Your goal: Print the listing below in its entirety, character for character.

++++ Source data ++++

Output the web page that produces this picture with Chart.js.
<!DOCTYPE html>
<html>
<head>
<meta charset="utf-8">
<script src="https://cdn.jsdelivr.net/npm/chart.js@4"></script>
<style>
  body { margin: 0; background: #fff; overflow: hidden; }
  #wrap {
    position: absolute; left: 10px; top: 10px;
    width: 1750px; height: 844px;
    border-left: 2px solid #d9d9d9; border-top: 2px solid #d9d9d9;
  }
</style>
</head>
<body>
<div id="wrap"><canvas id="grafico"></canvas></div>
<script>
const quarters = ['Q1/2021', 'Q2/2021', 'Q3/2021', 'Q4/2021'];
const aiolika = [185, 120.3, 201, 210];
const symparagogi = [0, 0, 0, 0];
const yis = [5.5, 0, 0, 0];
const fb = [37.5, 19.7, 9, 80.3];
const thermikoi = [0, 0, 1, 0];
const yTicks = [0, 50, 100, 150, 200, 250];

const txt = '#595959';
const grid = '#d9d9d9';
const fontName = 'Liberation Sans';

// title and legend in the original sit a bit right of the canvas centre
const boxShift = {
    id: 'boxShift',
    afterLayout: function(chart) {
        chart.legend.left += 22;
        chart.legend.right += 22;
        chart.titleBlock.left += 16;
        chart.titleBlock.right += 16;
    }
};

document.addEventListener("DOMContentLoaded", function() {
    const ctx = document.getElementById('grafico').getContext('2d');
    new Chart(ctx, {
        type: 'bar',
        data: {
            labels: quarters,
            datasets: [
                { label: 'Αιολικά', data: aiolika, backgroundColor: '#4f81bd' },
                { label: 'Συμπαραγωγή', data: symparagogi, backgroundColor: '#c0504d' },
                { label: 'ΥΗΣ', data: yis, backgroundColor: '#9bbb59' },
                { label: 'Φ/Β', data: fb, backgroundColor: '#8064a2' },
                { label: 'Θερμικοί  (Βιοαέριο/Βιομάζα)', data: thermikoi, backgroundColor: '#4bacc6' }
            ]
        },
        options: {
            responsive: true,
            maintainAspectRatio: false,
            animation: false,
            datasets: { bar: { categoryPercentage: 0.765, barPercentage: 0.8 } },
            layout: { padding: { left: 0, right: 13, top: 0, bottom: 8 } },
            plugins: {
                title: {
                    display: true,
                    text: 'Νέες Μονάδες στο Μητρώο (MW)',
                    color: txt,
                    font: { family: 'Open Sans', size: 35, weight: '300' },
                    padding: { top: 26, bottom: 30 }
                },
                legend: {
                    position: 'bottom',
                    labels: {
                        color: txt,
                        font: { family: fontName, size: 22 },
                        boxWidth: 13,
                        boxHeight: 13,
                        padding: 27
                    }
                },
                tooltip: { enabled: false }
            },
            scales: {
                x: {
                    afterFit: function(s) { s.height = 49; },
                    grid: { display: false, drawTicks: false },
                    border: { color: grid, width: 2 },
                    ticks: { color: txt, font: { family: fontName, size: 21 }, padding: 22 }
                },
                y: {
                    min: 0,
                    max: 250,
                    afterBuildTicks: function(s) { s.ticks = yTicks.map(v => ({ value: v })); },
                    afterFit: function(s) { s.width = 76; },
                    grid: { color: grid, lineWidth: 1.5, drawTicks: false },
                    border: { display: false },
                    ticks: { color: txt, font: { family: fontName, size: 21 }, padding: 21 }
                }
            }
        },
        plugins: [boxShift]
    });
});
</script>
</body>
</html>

++++

Solved exercise:
Output the web page that produces this picture with Chart.js.
<!DOCTYPE html>
<html>
<head>
<meta charset="utf-8">
<script src="https://cdn.jsdelivr.net/npm/chart.js@4"></script>
<style>
  body { margin: 0; background: #fff; overflow: hidden; }
  #wrap {
    position: absolute; left: 10px; top: 10px;
    width: 1750px; height: 844px;
    border-left: 2px solid #d9d9d9; border-top: 2px solid #d9d9d9;
  }
</style>
</head>
<body>
<div id="wrap"><canvas id="grafico"></canvas></div>
<script>
const quarters = ['Q1/2021', 'Q2/2021', 'Q3/2021', 'Q4/2021'];
const aiolika = [185, 120.3, 201, 210];
const symparagogi = [0, 0, 0, 0];
const yis = [5.5, 0, 0, 0];
const fb = [37.5, 19.7, 9, 80.3];
const thermikoi = [0, 0, 1, 0];
const yTicks = [0, 50, 100, 150, 200, 250];

const txt = '#595959';
const grid = '#d9d9d9';
const fontName = 'Liberation Sans';

// title and legend in the original sit a bit right of the canvas centre
const boxShift = {
    id: 'boxShift',
    afterLayout: function(chart) {
        chart.legend.left += 22;
        chart.legend.right += 22;
        chart.titleBlock.left += 16;
        chart.titleBlock.right += 16;
    }
};

document.addEventListener("DOMContentLoaded", function() {
    const ctx = document.getElementById('grafico').getContext('2d');
    new Chart(ctx, {
        type: 'bar',
        data: {
            labels: quarters,
            datasets: [
                { label: 'Αιολικά', data: aiolika, backgroundColor: '#4f81bd' },
                { label: 'Συμπαραγωγή', data: symparagogi, backgroundColor: '#c0504d' },
                { label: 'ΥΗΣ', data: yis, backgroundColor: '#9bbb59' },
                { label: 'Φ/Β', data: fb, backgroundColor: '#8064a2' },
                { label: 'Θερμικοί  (Βιοαέριο/Βιομάζα)', data: thermikoi, backgroundColor: '#4bacc6' }
            ]
        },
        options: {
            responsive: true,
            maintainAspectRatio: false,
            animation: false,
            datasets: { bar: { categoryPercentage: 0.765, barPercentage: 0.8 } },
            layout: { padding: { left: 0, right: 13, top: 0, bottom: 8 } },
            plugins: {
                title: {
                    display: true,
                    text: 'Νέες Μονάδες στο Μητρώο (MW)',
                    color: txt,
                    font: { family: 'Open Sans', size: 35, weight: '300' },
                    padding: { top: 26, bottom: 30 }
                },
                legend: {
                    position: 'bottom',
                    labels: {
                        color: txt,
                        font: { family: fontName, size: 22 },
                        boxWidth: 13,
                        boxHeight: 13,
                        padding: 27
                    }
                },
                tooltip: { enabled: false }
            },
            scales: {
                x: {
                    afterFit: function(s) { s.height = 49; },
                    grid: { display: false, drawTicks: false },
                    border: { color: grid, width: 2 },
                    ticks: { color: txt, font: { family: fontName, size: 21 }, padding: 22 }
                },
                y: {
                    min: 0,
                    max: 250,
                    afterBuildTicks: function(s) { s.ticks = yTicks.map(v => ({ value: v })); },
                    afterFit: function(s) { s.width = 76; },
                    grid: { color: grid, lineWidth: 1.5, drawTicks: false },
                    border: { display: false },
                    ticks: { color: txt, font: { family: fontName, size: 21 }, padding: 21 }
                }
            }
        },
        plugins: [boxShift]
    });
});
</script>
</body>
</html>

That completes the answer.